Ivanpah, the 377-megawatt, world’s largest solar thermal plant located in the Mojave Desert, fell short of production in 2014 and 2015. Managers attributed the shortfall to less sunny weather than expected, but the plant’s problems extend far past weather forecasts.

Despite being owned by three private companies – Google, BrightSource Energy Inc. and NRG Energy – the plant received $1.6 billion in loan guarantees from the U.S. Department of Energy. It is paid four to five times more per-megawatt hour than natural gas plants.

Ironically, the plant burns natural gas for four and a half hours to start each day. This amount of natural gas could generate one quarter of what the solar panels produce all day. The plant also creates a risk to wildlife; within five months, nearly 300 birds were killed from the intense radiation in the plant mirrors.  

Unfortunately, energy regulations prevent taxpayers from funding a more energy efficient plant. Taxpayers are shelling out money for the inefficient plant so utility companies can follow the state mandate on renewable energy.

Established in 2002, California’s Renewables Portfolio Standard required that 20 percent of electricity sales be made by renewable energy. By 2020, the standard will become 33 percent. A 2015 bill mandates that half of retailer sellers and publicly-owned utilities’ energy must be renewable by 2030.

Americans for Tax Reform has supported states that worked to eliminate renewable portfolio standards, like Ohio did in 2014 and North Carolina almost did in 2013. Removing this burdensome regulation ensures taxpayers are only funding the most efficient energy options. 

But when the Ivanpah solar panels are producing 32 percent less than expected, there is much room for taxpayer frustration. The plant defaulted on a contract with Pacific Gas and Electric Co. NRG Energy, which operates the plant, said increased output from February shows the plant is on track to fulfill its obligations to utility companies. California regulators recently approved a deal that the plant meets its obligations to Pacific Gas and Electric Co and pay for past shortfalls by Aug. 1.

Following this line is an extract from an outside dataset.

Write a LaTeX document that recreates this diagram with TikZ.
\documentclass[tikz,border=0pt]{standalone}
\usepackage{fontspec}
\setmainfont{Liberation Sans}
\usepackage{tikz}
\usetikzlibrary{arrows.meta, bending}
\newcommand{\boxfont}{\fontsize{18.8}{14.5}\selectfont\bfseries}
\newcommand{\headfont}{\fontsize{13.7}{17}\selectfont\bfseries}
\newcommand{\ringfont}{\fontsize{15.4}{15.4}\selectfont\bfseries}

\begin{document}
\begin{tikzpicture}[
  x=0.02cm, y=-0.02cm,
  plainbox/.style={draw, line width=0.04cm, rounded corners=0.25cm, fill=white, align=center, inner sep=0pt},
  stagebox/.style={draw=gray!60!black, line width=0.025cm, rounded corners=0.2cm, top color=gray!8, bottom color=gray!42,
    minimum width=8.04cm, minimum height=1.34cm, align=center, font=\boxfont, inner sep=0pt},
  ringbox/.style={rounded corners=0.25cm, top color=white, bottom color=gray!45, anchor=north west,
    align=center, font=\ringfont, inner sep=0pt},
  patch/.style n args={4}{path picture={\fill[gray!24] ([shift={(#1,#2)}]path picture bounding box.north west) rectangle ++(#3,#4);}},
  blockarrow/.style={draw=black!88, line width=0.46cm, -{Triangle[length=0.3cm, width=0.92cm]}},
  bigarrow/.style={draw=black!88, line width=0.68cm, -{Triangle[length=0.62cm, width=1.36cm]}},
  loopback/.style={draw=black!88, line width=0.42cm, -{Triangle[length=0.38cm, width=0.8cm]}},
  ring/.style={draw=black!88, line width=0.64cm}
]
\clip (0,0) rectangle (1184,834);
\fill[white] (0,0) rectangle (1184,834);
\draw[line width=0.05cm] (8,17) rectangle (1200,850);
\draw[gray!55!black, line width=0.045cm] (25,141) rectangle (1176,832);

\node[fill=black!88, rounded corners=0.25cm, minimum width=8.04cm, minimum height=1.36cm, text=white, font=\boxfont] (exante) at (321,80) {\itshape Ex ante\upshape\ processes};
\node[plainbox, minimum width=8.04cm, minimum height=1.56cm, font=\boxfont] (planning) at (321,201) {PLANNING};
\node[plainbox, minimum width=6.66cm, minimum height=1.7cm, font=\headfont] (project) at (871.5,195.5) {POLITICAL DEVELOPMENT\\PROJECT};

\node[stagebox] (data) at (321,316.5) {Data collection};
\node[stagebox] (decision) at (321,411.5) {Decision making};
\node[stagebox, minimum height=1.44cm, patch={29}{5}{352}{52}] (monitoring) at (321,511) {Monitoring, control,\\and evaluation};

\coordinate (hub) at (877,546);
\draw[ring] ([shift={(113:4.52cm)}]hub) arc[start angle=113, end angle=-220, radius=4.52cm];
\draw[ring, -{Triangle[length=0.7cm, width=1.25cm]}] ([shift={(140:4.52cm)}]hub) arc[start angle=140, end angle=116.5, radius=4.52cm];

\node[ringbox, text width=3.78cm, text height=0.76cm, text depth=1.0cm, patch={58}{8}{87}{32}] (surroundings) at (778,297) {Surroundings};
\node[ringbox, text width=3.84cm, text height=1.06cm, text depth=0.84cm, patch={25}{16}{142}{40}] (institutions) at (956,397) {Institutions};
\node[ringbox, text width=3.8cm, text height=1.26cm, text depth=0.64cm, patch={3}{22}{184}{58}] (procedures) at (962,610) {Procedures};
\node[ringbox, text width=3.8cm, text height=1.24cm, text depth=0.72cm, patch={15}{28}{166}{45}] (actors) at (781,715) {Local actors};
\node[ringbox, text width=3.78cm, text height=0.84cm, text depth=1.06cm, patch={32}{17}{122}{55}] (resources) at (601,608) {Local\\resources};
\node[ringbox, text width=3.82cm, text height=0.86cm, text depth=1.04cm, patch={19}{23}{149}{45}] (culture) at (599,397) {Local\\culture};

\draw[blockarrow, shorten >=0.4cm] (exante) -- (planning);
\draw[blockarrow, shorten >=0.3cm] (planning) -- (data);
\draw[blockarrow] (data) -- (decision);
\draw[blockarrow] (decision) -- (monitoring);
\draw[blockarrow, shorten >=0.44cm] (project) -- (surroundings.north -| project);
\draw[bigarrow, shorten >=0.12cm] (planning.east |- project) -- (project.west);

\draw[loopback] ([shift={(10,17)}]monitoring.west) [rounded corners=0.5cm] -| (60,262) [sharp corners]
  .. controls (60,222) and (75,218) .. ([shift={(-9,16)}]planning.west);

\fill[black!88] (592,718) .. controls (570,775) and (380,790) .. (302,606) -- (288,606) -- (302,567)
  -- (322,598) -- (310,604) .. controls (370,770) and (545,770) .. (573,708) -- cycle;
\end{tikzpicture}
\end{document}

The plant’s insistence that it will improve production comes as one of the world’s largest renewable energy companies could go bankrupt. SunEdison has collected $11 billion in debt from developing or acquiring renewable energy products, despite depending heavily on government subsidies. This goes to show even government support cannot help ineffective methods of energy production.

If Ivanpah’s production failures are any indication of how renewable energy performs, California will have trouble meeting its regulation requirements. Unfortunately, taxpayers will pick up the tab.